Proving a Partial Differential Equation: Is the Sum of Second Derivatives Zero?

[ibysaiyan]

Homework Statement

Hi
I need some help in proving that \partial^2 V / \partial x^2 + \partial^2 V / \partial y^2 = 0 , when V = 1/2ln(x^2+y^2)

Homework Equations

The Attempt at a Solution

For \partial V / \partial x here's what I get: (1/x^2+y^2) *2x*1/2 = x * (x^2+y^2)^-1
and for \partial V / \partial y
(x^2+y^2)^-1 *y ...

As you can see if i differentiate them once , I don't end up with any terms which may cancel each other to get zero..
what am I over looking ? PDE is new to me. I know we keep one variable constant in respect to other,etc..
Thanks

 

[Dick]

Homework Statement

Hi
I need some help in proving that \partial^2 V / \partial x^2 + \partial^2 V / \partial y^2 = 0 , when V = 1/2ln(x^2+y^2)

Homework Equations

The Attempt at a Solution

For \partial V / \partial x here's what I get: (1/x^2+y^2) *2x*1/2 = x * (x^2+y^2)^-1
and for \partial V / \partial y
(x^2+y^2)^-1 *y ...

As you can see if i differentiate them once , I don't end up with any terms which may cancel each other to get zero..
what am I over looking ? PDE is new to me. I know we keep one variable constant in respect to other,etc..
Thanks

The equation has second derivatives of V. Why are you stopping with the first derivative? You were doing fine.

 

[ibysaiyan]

The equation has second derivatives of V. Why are you stopping with the first derivative? You were doing fine.

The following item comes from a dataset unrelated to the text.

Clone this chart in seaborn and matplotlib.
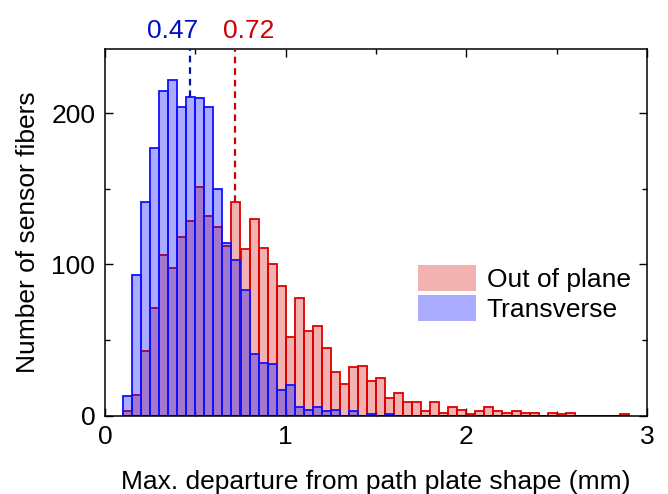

I should have posted my complete answer which I know is wrong...
Here is the second derivative for x , keeping y fixed.

For \partial V / \partial x here's what I get: (1/x^2+y^2) *2x*1/2 = x * (x^2+y^2)^-1

=>
-(x^2+y^2)^-1 * (x^2+y^2)^-2 *2x^2...

Which seems wrong...

 

[Dick]

I should have posted my complete answer which I know is wrong...
Here is the second derivative for x , keeping y fixed.

For \partial V / \partial x here's what I get: (1/x^2+y^2) *2x*1/2 = x * (x^2+y^2)^-1

=>
-(x^2+y^2)^-1 * (x^2+y^2)^-2 *2x^2...

Which seems wrong...

It is wrong. But I can see parts of the right answer in it. Did you use the product rule on the first derivative? Can you show your steps?

 

[ibysaiyan]

It is wrong. But I can see parts of the right answer in it. Did you use the product rule on the first derivative? Can you show your steps?

Yes, that I have. Sure :
Let u = x , v = (x^2+y^2)^-1
Then using product rule :

f'' (x,v) = u' (v) + (u)v' ( Differentiating w.r.t x , keeping y constant)
=>
1* (x^2+y^2)^-1 + x [ -1 ( x^2+y^2)^-2 * 2x) ]

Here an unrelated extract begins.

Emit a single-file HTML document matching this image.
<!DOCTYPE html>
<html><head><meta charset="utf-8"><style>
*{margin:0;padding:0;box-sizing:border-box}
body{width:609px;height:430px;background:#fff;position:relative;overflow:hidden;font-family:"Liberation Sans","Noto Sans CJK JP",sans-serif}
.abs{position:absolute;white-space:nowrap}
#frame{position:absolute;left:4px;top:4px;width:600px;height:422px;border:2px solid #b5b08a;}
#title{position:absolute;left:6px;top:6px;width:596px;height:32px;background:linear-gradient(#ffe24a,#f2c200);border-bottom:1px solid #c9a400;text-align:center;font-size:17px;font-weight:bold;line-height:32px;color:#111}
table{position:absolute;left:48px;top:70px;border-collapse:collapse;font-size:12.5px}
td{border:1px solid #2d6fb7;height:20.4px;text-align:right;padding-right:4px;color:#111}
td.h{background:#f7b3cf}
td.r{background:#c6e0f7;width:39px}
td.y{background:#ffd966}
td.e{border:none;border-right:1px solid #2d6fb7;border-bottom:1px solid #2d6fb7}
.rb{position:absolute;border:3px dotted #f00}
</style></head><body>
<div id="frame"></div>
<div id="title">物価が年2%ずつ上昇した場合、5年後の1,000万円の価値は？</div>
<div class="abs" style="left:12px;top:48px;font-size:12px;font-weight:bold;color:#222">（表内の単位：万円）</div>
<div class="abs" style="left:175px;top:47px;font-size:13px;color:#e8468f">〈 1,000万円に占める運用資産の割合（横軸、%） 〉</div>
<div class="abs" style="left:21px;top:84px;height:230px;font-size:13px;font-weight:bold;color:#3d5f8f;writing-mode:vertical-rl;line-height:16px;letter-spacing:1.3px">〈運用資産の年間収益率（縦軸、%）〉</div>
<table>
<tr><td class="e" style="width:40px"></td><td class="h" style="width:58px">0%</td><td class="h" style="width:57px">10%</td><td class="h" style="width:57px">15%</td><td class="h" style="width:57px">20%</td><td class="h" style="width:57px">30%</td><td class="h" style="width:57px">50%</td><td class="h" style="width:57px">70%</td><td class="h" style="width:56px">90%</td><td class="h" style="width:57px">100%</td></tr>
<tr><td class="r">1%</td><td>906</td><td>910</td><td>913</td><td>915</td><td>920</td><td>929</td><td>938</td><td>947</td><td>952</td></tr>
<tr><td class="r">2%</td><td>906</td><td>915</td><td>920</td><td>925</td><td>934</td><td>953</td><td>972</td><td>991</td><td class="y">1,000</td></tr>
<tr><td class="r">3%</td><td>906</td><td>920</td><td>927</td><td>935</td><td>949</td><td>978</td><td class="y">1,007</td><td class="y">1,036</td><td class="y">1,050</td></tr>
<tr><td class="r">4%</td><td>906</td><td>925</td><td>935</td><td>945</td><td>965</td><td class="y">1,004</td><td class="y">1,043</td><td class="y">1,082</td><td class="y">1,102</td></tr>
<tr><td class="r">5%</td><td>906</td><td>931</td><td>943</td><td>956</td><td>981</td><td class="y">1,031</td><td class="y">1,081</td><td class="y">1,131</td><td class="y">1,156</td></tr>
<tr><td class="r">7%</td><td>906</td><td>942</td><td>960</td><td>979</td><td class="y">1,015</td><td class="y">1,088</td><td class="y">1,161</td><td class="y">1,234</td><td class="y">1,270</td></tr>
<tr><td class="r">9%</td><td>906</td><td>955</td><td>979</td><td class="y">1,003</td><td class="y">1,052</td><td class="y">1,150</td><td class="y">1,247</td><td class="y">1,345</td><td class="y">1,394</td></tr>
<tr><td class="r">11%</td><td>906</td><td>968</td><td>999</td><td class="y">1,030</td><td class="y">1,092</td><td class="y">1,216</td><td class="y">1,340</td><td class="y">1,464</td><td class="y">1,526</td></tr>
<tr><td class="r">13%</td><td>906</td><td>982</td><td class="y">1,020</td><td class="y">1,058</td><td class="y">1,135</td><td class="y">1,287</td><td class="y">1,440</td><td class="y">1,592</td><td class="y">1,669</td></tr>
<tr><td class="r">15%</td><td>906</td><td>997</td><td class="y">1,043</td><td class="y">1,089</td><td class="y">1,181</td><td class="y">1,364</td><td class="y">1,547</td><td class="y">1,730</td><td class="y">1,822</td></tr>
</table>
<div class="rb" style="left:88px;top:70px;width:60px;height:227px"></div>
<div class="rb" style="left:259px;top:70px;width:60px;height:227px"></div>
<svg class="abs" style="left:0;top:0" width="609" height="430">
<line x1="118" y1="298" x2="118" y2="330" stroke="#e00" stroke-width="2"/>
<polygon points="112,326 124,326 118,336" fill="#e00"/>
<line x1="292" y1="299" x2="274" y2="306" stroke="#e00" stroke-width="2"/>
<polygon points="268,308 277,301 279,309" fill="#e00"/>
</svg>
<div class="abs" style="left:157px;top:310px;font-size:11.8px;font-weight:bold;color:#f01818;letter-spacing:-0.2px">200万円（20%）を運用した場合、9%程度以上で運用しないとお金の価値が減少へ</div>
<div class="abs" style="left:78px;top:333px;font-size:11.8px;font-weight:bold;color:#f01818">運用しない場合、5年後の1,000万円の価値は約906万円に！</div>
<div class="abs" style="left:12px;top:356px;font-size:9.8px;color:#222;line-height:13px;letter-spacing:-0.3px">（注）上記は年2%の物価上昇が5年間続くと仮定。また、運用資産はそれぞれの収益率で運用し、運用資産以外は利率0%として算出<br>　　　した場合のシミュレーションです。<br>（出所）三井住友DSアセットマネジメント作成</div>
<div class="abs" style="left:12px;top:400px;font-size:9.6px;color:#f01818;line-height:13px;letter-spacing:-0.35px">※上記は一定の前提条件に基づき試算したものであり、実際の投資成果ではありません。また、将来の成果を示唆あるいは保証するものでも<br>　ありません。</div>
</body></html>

There's something about this expression which makes me think that it's wrong.. ( (x^2+y^2)^-2 , shouldn't the right version be : -1(x^2)^-2 * 2x ?

 

[Dick]

No, it's right. That doesn't look a lot like what you posted before. Were you just being sloppy? Here I'll simplify it a little and translate into TeX:
\frac{1}{(x^2+y^2)}-\frac{2 x^2}{(x^2+y^2)^2}

 

[ibysaiyan]

No, it's right. That doesn't look a lot like what you posted before. Were you just being sloppy? Here I'll simplify it a little and translate into TeX:
\frac{1}{(x^2+y^2)}-\frac{2 x^2}{(x^2+y^2)^2}

Oh silly me.. ok then in that case my second partial derivative of y is :

\frac{1}{(x^2+y^2)}-\frac{2 y^2}{(x^2+y^2)^2}
It still doesn't answer the question.. they want me to prove that the sum of these two derivatives = 0 , am I right ?

 

[Dick]

Oh silly me.. ok then in that case my second partial derivative of y is :

\frac{1}{(x^2+y^2)}-\frac{2 y^2}{(x^2+y^2)^2}
It still doesn't answer the question.. they want me to prove that the sum of these two derivatives = 0 , am I right ?

Yes, prove the sum is zero. Add them and do some algebra. Put stuff over a common denominator.

 

[ibysaiyan]

Yes, prove the sum is zero. Add them and do some algebra. Put stuff over a common denominator.

Oh.. that makes sense.. Thanks for your help!